Inoltre, per quanto un importante processo di sensibilizzazione sia stato portato avanti in modo fruttuoso, molte aziende restano vulnerabili e una delle principali ragioni di ciò è da ricondurre alla carenza di professionisti specializzati all’interno di tanti team di lavoro.

I servizi Https sono il nuovo fronte di attacco?

Di sicuro si tratta di servizi che sono stati fortemente presi di mira nel corso del 2017: il nuovo report conferma che sono aumentate del 30% le aziende che hanno subito attacchi mirati direttamente alle applicazioni. Il 73% di questi è stato rivolto ai servizi HTTP e un imponente 68% ai servizi HTTPS. Da un lato, ciò rispecchia la crescente adozione della cifratura HTTPS, soprattutto per quanto riguarda i servizi più “pregiati” (internet banking, ecommerce, ecc.), e dall’altro la crescente attenzione che gli attaccanti pongono a sviluppare strumenti specifici contro questo servizio.

I siti HTTPS possono essere attaccati in diversi modi: dai classici attacchi DDoS volumetrici a quelli volti a colpire il funzionamento della cifratura, fino a quelli più avanzati che nascondono il traffico di attacco all’interno dei canali cifrati apparentemente legittimi. Le vittime quindi si trovano sempre più spesso di fronte alla scelta di come conservare la possibilità di esaminare il traffico per rilevare gli attacchi senza intaccare la robustezza della cifratura.

La crittografia non pare essere adeguata a mettere in sicurezza le infrastrutture. Perché e cosa serve fare?

Senza alcun dubbio, la crittografia è una componente fondamentale per la sicurezza online. Però a fronte della crescente diffusione dei servizi dipendenti dalla crittografia, nel 2017 sono aumentati gli attacchi DDoS ad essi mirati. Il 53% degli attacchi rilevati nel corso del 2017 è stato rivolto contro un servizio crittografato a livello del layer applicativo ed il 42% degli intervistati ha subito attacchi mirati contro il protocollo SSL/TLS.

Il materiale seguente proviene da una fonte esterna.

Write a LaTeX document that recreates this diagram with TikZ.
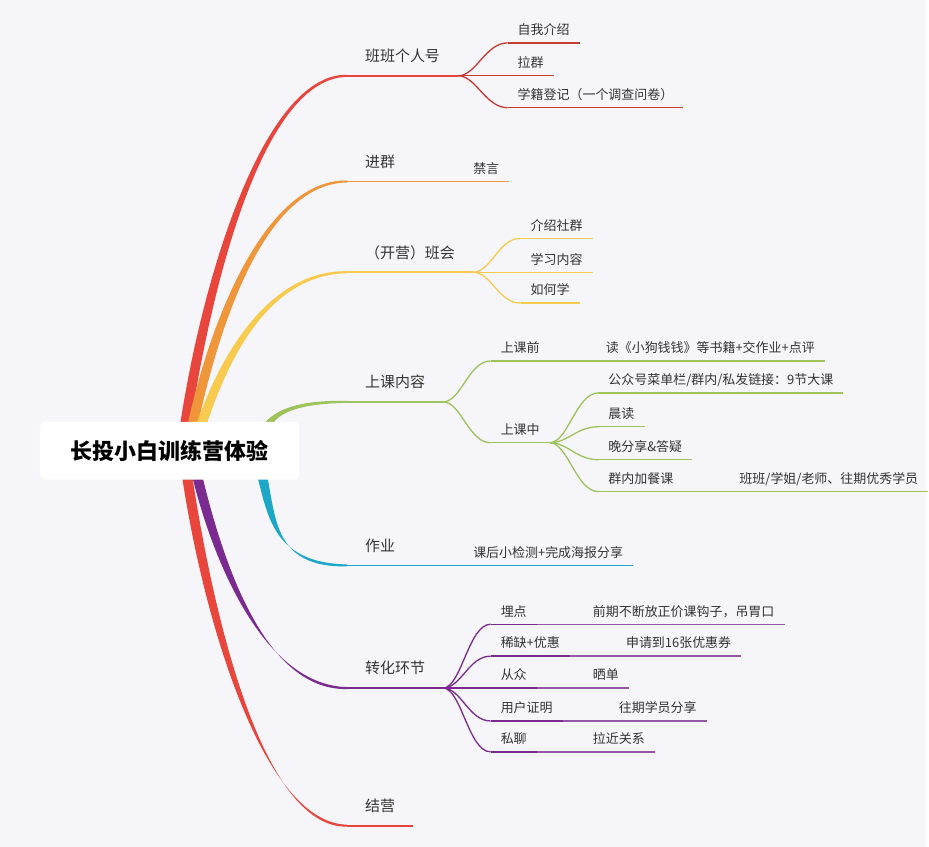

Il punto è che il lavoro di protezione dei servizi critici non finisce con la crittografia. I tre pilastri della sicurezza informatica sono integrità, confidenzialità e disponibilità di dati e risorse: la crittografia aiuta a sostenere i primi due, ma aggiunge nuove complessità nel garantire il terzo. I servizi di crittografia, che siano utilizzati per accesso HTTPS o per la cifratura dei file aziendali, sono parte integrante dell’infrastruttura IT e come tali vanno mantenuti accessibili e utilizzabili coi più alti livelli di protezione.

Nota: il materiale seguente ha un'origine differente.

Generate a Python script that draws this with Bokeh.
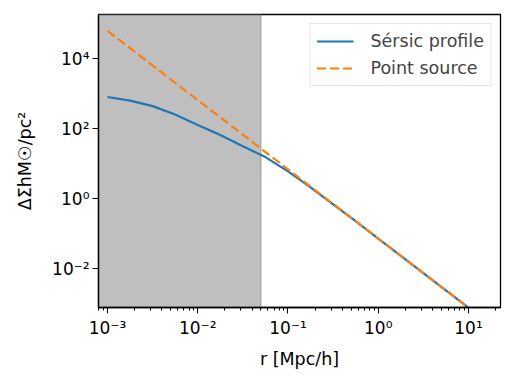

Quanti fronti di attacco apre l’IoT e quali devono essere le azioni di tutela che un’azienda di produzione può mettere in atto?

Nel 2017, oltre ad essere impiegate per realizzare attacchi di grande volume, le botnet IoT sono state sfruttate anche per colpire applicazioni, servizi e dispositivi di infrastruttura come i firewall. Rispetto alle botnet “tradizionali”, costituite da PC infetti, le botnet IoT possono sfruttare un numero di gran lunga maggiore di apparati, che per giunta sono anche più vulnerabili, col risultato di avere a disposizione una potenza di fuoco estremamente grande.

I dispositivi IoT sono prede davvero allettanti per gli attaccanti perché in moltissimi casi vengono distribuiti con impostazioni di fabbrica non sicure, ad esempio contengono password di default che non vengono poi modificate dall’utente, spesso consentono il libero accesso ai sistemi di gestione tramite le interfacce Internet presenti sui dispositivi o ancora sono dotati di codici non sicuri sfruttabili in modalità remota.

È quindi necessario che le aziende includano gli attacchi DDoS nelle loro strategie di valutazione del rischio, alla stregua di eventi naturali come terremoti, inondazioni e incendi, e adottino opportune soluzioni di protezione, business continuity e disaster recovery, che nel caso della protezione da attacchi DDoS “IoT” si traducono in servizi cloud utilizzabili on demand in caso di necessità.. Dal punto di vista della prevenzione, in mancanza di standard di sicurezza adeguati da parte dei produttori di apparati IoT, resta fondamentale la cooperazione internazionale tra ISP allo scopo di bloccare gli attacchi il più possibile vicino alle sorgenti.